■ DATASET SECTION
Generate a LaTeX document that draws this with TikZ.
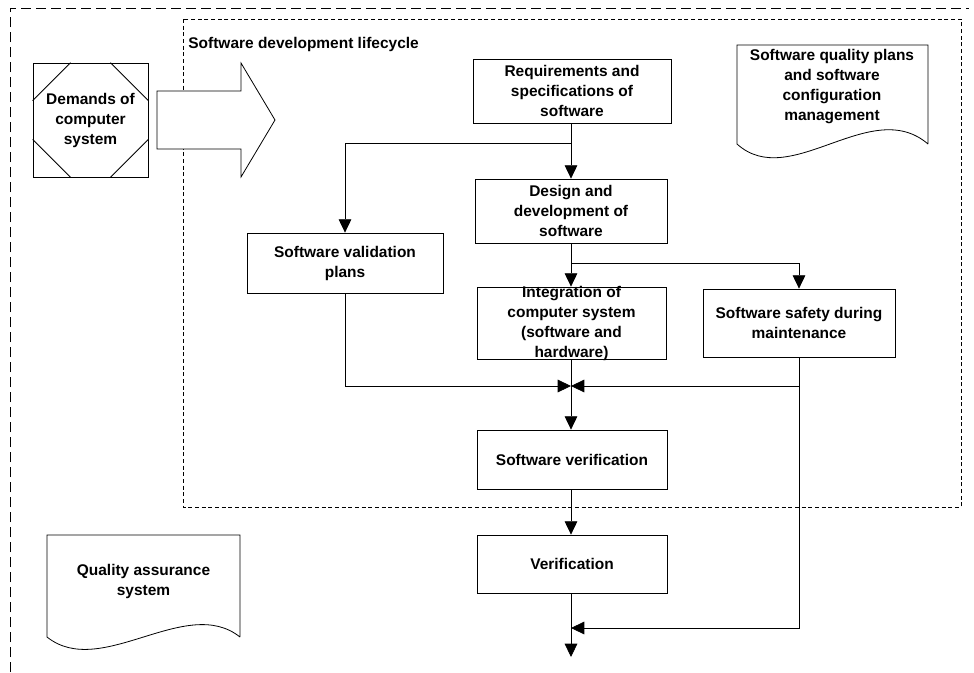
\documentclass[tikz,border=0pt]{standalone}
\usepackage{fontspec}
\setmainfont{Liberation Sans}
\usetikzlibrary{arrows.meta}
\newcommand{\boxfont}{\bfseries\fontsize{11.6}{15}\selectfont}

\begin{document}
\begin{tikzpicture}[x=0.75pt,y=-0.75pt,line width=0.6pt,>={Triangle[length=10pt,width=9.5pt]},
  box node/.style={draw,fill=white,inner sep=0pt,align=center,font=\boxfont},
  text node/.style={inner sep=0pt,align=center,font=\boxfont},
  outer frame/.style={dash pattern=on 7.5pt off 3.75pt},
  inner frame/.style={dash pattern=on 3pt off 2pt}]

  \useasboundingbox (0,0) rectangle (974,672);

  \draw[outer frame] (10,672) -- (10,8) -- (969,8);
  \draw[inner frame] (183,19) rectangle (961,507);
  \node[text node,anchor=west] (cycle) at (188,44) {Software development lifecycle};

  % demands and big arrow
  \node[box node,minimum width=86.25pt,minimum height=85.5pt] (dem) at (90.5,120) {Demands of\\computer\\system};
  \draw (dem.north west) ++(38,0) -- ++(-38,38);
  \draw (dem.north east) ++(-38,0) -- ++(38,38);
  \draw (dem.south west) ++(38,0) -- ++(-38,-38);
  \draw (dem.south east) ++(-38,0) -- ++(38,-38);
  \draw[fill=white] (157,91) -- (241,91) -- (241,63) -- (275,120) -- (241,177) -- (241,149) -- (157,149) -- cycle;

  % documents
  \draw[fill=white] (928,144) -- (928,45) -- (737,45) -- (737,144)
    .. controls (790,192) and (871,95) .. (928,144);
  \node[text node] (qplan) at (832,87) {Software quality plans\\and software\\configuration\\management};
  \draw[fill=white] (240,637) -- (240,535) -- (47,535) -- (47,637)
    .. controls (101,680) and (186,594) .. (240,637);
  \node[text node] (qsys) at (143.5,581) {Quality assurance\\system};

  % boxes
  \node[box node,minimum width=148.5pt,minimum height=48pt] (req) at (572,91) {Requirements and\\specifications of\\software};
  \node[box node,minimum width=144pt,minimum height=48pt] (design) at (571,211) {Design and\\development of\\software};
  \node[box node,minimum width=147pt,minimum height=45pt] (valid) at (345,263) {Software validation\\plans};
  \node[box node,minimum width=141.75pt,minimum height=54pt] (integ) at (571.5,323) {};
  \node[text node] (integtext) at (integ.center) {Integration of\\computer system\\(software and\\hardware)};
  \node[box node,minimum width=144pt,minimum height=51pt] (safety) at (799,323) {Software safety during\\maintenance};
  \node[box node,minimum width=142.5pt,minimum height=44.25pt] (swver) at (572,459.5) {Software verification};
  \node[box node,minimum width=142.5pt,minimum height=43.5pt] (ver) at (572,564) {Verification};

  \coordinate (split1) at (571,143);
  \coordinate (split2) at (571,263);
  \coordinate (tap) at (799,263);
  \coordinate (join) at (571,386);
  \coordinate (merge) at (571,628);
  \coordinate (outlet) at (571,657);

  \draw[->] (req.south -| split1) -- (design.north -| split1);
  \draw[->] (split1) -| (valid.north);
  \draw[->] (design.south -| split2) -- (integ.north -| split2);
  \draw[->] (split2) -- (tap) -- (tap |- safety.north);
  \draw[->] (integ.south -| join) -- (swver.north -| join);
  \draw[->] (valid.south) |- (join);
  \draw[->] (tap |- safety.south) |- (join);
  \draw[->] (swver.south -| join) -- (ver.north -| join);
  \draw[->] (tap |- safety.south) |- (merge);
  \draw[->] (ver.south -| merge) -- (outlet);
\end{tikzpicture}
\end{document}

■ PROBLEM
Copy the material shown above in full and exactly. Skip the pictures.

■ RESPONSE
Generate a LaTeX document that draws this with TikZ.
\documentclass[tikz,border=0pt]{standalone}
\usepackage{fontspec}
\setmainfont{Liberation Sans}
\usetikzlibrary{arrows.meta}
\newcommand{\boxfont}{\bfseries\fontsize{11.6}{15}\selectfont}

\begin{document}
\begin{tikzpicture}[x=0.75pt,y=-0.75pt,line width=0.6pt,>={Triangle[length=10pt,width=9.5pt]},
  box node/.style={draw,fill=white,inner sep=0pt,align=center,font=\boxfont},
  text node/.style={inner sep=0pt,align=center,font=\boxfont},
  outer frame/.style={dash pattern=on 7.5pt off 3.75pt},
  inner frame/.style={dash pattern=on 3pt off 2pt}]

  \useasboundingbox (0,0) rectangle (974,672);

  \draw[outer frame] (10,672) -- (10,8) -- (969,8);
  \draw[inner frame] (183,19) rectangle (961,507);
  \node[text node,anchor=west] (cycle) at (188,44) {Software development lifecycle};

  % demands and big arrow
  \node[box node,minimum width=86.25pt,minimum height=85.5pt] (dem) at (90.5,120) {Demands of\\computer\\system};
  \draw (dem.north west) ++(38,0) -- ++(-38,38);
  \draw (dem.north east) ++(-38,0) -- ++(38,38);
  \draw (dem.south west) ++(38,0) -- ++(-38,-38);
  \draw (dem.south east) ++(-38,0) -- ++(38,-38);
  \draw[fill=white] (157,91) -- (241,91) -- (241,63) -- (275,120) -- (241,177) -- (241,149) -- (157,149) -- cycle;

  % documents
  \draw[fill=white] (928,144) -- (928,45) -- (737,45) -- (737,144)
    .. controls (790,192) and (871,95) .. (928,144);
  \node[text node] (qplan) at (832,87) {Software quality plans\\and software\\configuration\\management};
  \draw[fill=white] (240,637) -- (240,535) -- (47,535) -- (47,637)
    .. controls (101,680) and (186,594) .. (240,637);
  \node[text node] (qsys) at (143.5,581) {Quality assurance\\system};

  % boxes
  \node[box node,minimum width=148.5pt,minimum height=48pt] (req) at (572,91) {Requirements and\\specifications of\\software};
  \node[box node,minimum width=144pt,minimum height=48pt] (design) at (571,211) {Design and\\development of\\software};
  \node[box node,minimum width=147pt,minimum height=45pt] (valid) at (345,263) {Software validation\\plans};
  \node[box node,minimum width=141.75pt,minimum height=54pt] (integ) at (571.5,323) {};
  \node[text node] (integtext) at (integ.center) {Integration of\\computer system\\(software and\\hardware)};
  \node[box node,minimum width=144pt,minimum height=51pt] (safety) at (799,323) {Software safety during\\maintenance};
  \node[box node,minimum width=142.5pt,minimum height=44.25pt] (swver) at (572,459.5) {Software verification};
  \node[box node,minimum width=142.5pt,minimum height=43.5pt] (ver) at (572,564) {Verification};

  \coordinate (split1) at (571,143);
  \coordinate (split2) at (571,263);
  \coordinate (tap) at (799,263);
  \coordinate (join) at (571,386);
  \coordinate (merge) at (571,628);
  \coordinate (outlet) at (571,657);

  \draw[->] (req.south -| split1) -- (design.north -| split1);
  \draw[->] (split1) -| (valid.north);
  \draw[->] (design.south -| split2) -- (integ.north -| split2);
  \draw[->] (split2) -- (tap) -- (tap |- safety.north);
  \draw[->] (integ.south -| join) -- (swver.north -| join);
  \draw[->] (valid.south) |- (join);
  \draw[->] (tap |- safety.south) |- (join);
  \draw[->] (swver.south -| join) -- (ver.north -| join);
  \draw[->] (tap |- safety.south) |- (merge);
  \draw[->] (ver.south -| merge) -- (outlet);
\end{tikzpicture}
\end{document}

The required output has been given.